На следующей неделе она каждое утро скорбела по бабушке. Наверно, она начала что-то подозревать. Месячные у нее стали нерегулярными – как-то странно это. Наверно, она даже не удивилась, когда Дональд подтвердил ее подозрение, – но тем не менее эти успокаивающие слова из уст на ласковом, но резко очерченном американском лице обрушились на нее, словно удары кулака. Домой она пришла, нетвердо стоя на ногах, и слегла в постель, парализованная: могла двигать только глазами, которые устремила к Богу. Зачем? Почему именно она? Она прошла через самое трудное в мире испытание, и сейчас ей предстояло все ночи и дни в жизни вспоминать его и научиться любить и холить его плод. Ей предстояло породить плод зла в этот мир. Может, в этом заключалось намерение Бога? Что зачато во зле, да будет рождено на благо?

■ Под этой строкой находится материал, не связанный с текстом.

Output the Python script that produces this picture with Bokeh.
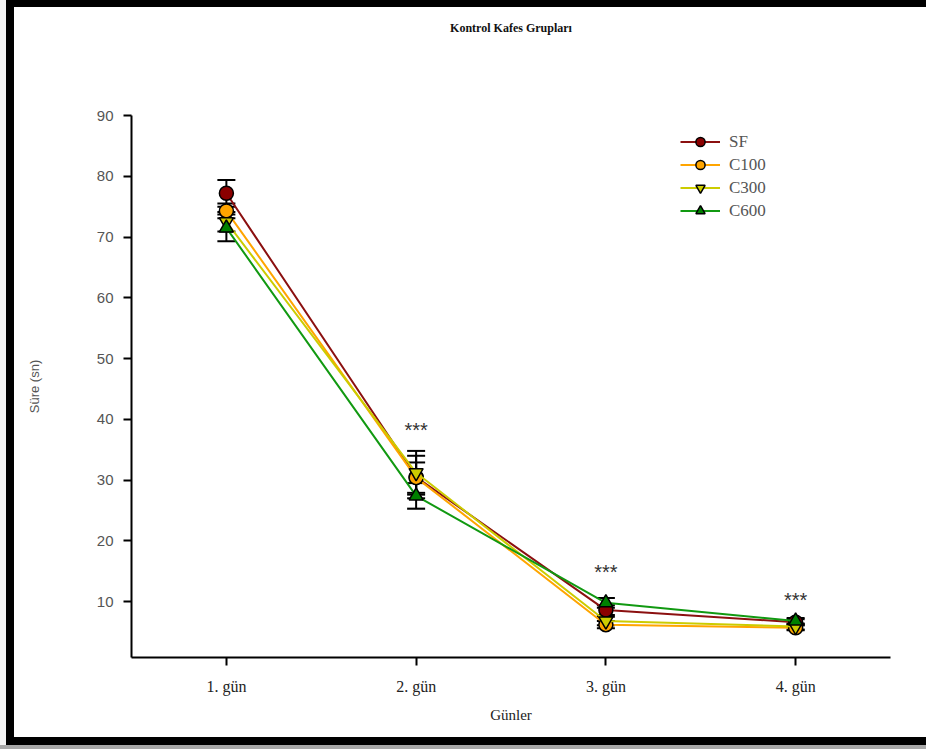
from bokeh.plotting import figure
from bokeh.models import (ColumnDataSource, Whisker, TeeHead, FixedTicker, Range1d,
                          LinearAxis)
from bokeh.core.properties import value
from bokeh.embed import file_html
from bokeh.resources import INLINE

# ---- data ----
title_text = "Kontrol Kafes Grupları"
days = [1, 2, 3, 4]
day_labels = ["1. gün", "2. gün", "3. gün", "4. gün"]
series_names = ["SF", "C100", "C300", "C600"]
sf = [77.2, 30.5, 8.6, 6.6]
sf_err = [2.2, 3.5, 0.8, 0.5]
c100 = [74.3, 30.4, 6.2, 5.7]
c100_err = [1.2, 2.5, 0.6, 0.4]
c300 = [72.5, 31.2, 6.8, 5.9]
c300_err = [1.6, 3.6, 0.7, 0.5]
c600 = [71.5, 27.4, 9.8, 6.8]
c600_err = [2.2, 2.1, 0.8, 0.5]
star_days = [2, 3, 4]
star_y = [38.2, 14.8, 10.2]
y_ticks = [10, 20, 30, 40, 50, 60, 70, 80, 90]

W, H = 926, 749
p = figure(width=W, height=H, output_backend="svg", toolbar_location=None,
           x_range=Range1d(0.5, 4.5), y_range=Range1d(0.8, 90),
           min_border_left=131, min_border_right=36,
           min_border_top=115, min_border_bottom=92)
p.border_fill_color = None
p.background_fill_color = None
p.outline_line_color = None
p.grid.visible = False
p.styles = {"box-shadow": ("inset 0 -4px 0 0 #a8a8a8, inset 6px 0 0 0 #f4f4f4, "
                           "inset 14px 0 0 0 #000000, inset 0 7px 0 0 #000000, "
                           "inset 0 -12px 0 0 #000000")}

serif = "Liberation Serif"
sans = "Liberation Sans"

xax = p.below[0]
yax = p.left[0]

# chart title: label of a tick-less axis above the frame
top_axis = LinearAxis(ticker=FixedTicker(ticks=[]), axis_line_color=None,
                      major_tick_line_color=None, minor_tick_line_color=None,
                      major_tick_out=0, major_tick_in=0,
                      axis_label=title_text, axis_label_standoff=81,
                      axis_label_text_font=serif,
                      axis_label_text_font_size="12px",
                      axis_label_text_font_style="bold",
                      axis_label_text_color="#111111")
p.add_layout(top_axis, "above")

# axes
xax.ticker = FixedTicker(ticks=days)
xax.major_label_overrides = {d: l for d, l in zip(days, day_labels)}
yax.ticker = FixedTicker(ticks=y_ticks)
for ax in (xax, yax):
    ax.axis_line_width = 2
    ax.axis_line_color = "black"
    ax.major_tick_line_width = 2
    ax.major_tick_line_color = "black"
    ax.major_tick_out = 8
    ax.major_tick_in = 0
    ax.minor_tick_line_color = None
xax.major_label_text_font = serif
xax.major_label_text_font_size = "16px"
xax.major_label_text_color = "#222222"
xax.major_label_standoff = 12
xax.axis_label = "Günler"
xax.axis_label_text_font = serif
xax.axis_label_text_font_size = "15px"
xax.axis_label_text_font_style = "normal"
xax.axis_label_text_color = "#222222"
xax.axis_label_standoff = 9

yax.major_label_text_font = sans
yax.major_label_text_font_size = "15px"
yax.major_label_text_color = "#555555"
yax.major_label_standoff = 10
yax.axis_label = "Süre (sn)"
yax.axis_label_text_font = sans
yax.axis_label_text_font_size = "13px"
yax.axis_label_text_font_style = "normal"
yax.axis_label_text_color = "#555555"
yax.axis_label_standoff = 52

styles = [
    ("SF", sf, sf_err, "#8B1010", "#8B0000", "circle"),
    ("C100", c100, c100_err, "#FFA500", "#FFA500", "circle"),
    ("C300", c300, c300_err, "#CCCC00", "#CCCC00", "inverted_triangle"),
    ("C600", c600, c600_err, "#119911", "#008000", "triangle"),
]

for name, vals, errs, lc, fc, marker in styles:
    src = ColumnDataSource(dict(
        x=days, y=vals,
        upper=[v + e for v, e in zip(vals, errs)],
        lower=[v - e for v, e in zip(vals, errs)]))
    w = Whisker(source=src, base="x", upper="upper", lower="lower",
                dimension="height", line_color="black", line_width=2,
                upper_head=TeeHead(size=18, line_width=2, line_color="black"),
                lower_head=TeeHead(size=18, line_width=2, line_color="black"),
                level="underlay")
    p.add_layout(w)

for name, vals, errs, lc, fc, marker in styles:
    src = ColumnDataSource(dict(x=days, y=vals))
    p.line("x", "y", source=src, line_color=lc, line_width=2, legend_label=name)
    p.scatter("x", "y", source=src, marker=marker, size=14, fill_color=fc,
              line_color="black", line_width=1.5, legend_label=name)

p.text(x=star_days, y=star_y, text=["***"] * len(star_days),
       text_font=value(sans), text_font_size="20px", text_color="#333333",
       text_align="center", text_baseline="middle")

lg = p.legend[0]
lg.location = (549, 435)
lg.background_fill_alpha = 0
lg.border_line_color = None
lg.padding = 0
lg.margin = 0
lg.spacing = 0
lg.glyph_width = 40
lg.glyph_height = 23
lg.label_standoff = 9
lg.label_text_font = serif
lg.label_text_font_size = "17px"
lg.label_text_color = "#555555"
lg.label_height = 23

open("out.html", "w").write(file_html(p, INLINE))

Должен же найтись какой-то выход!
Она пробовала рассказать врачу, кто отец ребенка. Он не спрашивал – но эти большие мягкие уши прямо-таки призывали к себе правду. Но она не смогла это произнести. Каждая буковка в этом слове из четырех букв крепко засела у нее во рту, словно зуб. Да и как можно такое сказать? Невозможно! И она стала довольствоваться тем, что выпускала свою боль через глаза. Но боль была слишком велика для такого юного худенького тельца: вдруг, на излете третьего дня, ее молчание сорвалось в громкий вопль. Это оказалось неожиданным для нее самой, но она никак не стала ему препятствовать. Она кричала так громко, как только могла. Пришла Турид, обняла девочку: та плакала и дрожала, трепетала, была безутешна. Четырнадцатилетний ребенок в объятиях полувека. Женщина гладила ее по лбу. Телефонистка стояла в дверях, держа в одной руке рюмку, а другой тянула Гейри: «Ну, Гейри, пошли!» А между ними – Грим с вытаращенными глазами, а на лестнице – молчаливые застенчивые чердачные обитательницы, просунувшие головки между перилами. Турид попросила их закрыть дверь. И так она сидела одна в комнате, широкозадая, на старой самодельной кровати, с маленькой постоялицей в объятиях, весь вечер, гладила ее по лбу, приговаривала: «Ну, ну…», – и выдыхала через ноздри. Эйвис постепенно прижималась все плотнее и плотнее к этой широкой груди и крепко обнимала эту крупную, почти незнакомую женщину. Но она чувствовала, что эта женщина больше всей Хельской долины и хейди в придачу. В этих объятиях девочка обрела успокоение, и ей казалось, что эти холодные мягкие руки все поймут. Она позволила себе украдкой заглянуть женщине в лицо и увидела, что оно все покрыто белым тонким ангельским пухом. Через час Турид спросила:
– Это твой папаша?
Женщина женщину поймет. В животе у девочки комок боли рассосался – и все беспрепятственно потекло из глаз и из уст. Словно вода из родника: чистая и красивая боль. Как хорошо! И ей сразу полегчало. Больше всего ей хотелось, чтоб ей позволили на всю ночь остаться в этих широких объятиях. В такую минуту такая женщина даже лучше, чем какая бы то ни было мать. Самым близким все-все никогда не выскажешь. В их понимание всегда примешана нотка обвинения: «Как же тебя угораздило, дитя мое?!» И тогда хорошо, если есть такая женщина, простирающаяся на целых два градуса долготы понимания жизни. Как только она обо всем догадалась? Потом рыбацкая вдова встала и накрыла Эйвис одея лом, потушила свет и тихонько вышла. Симона стояла в темном коридоре, выпучив глаза, и прошептала: «Я мальчика у тебя спать уложила», – и уставилась на свекровь. «Да просто морелыя», – сказала хозяйка и вошла в кухню, шурша юбкой. Симона за ней: «Морелия?» – «Да, на нее такая рыакция».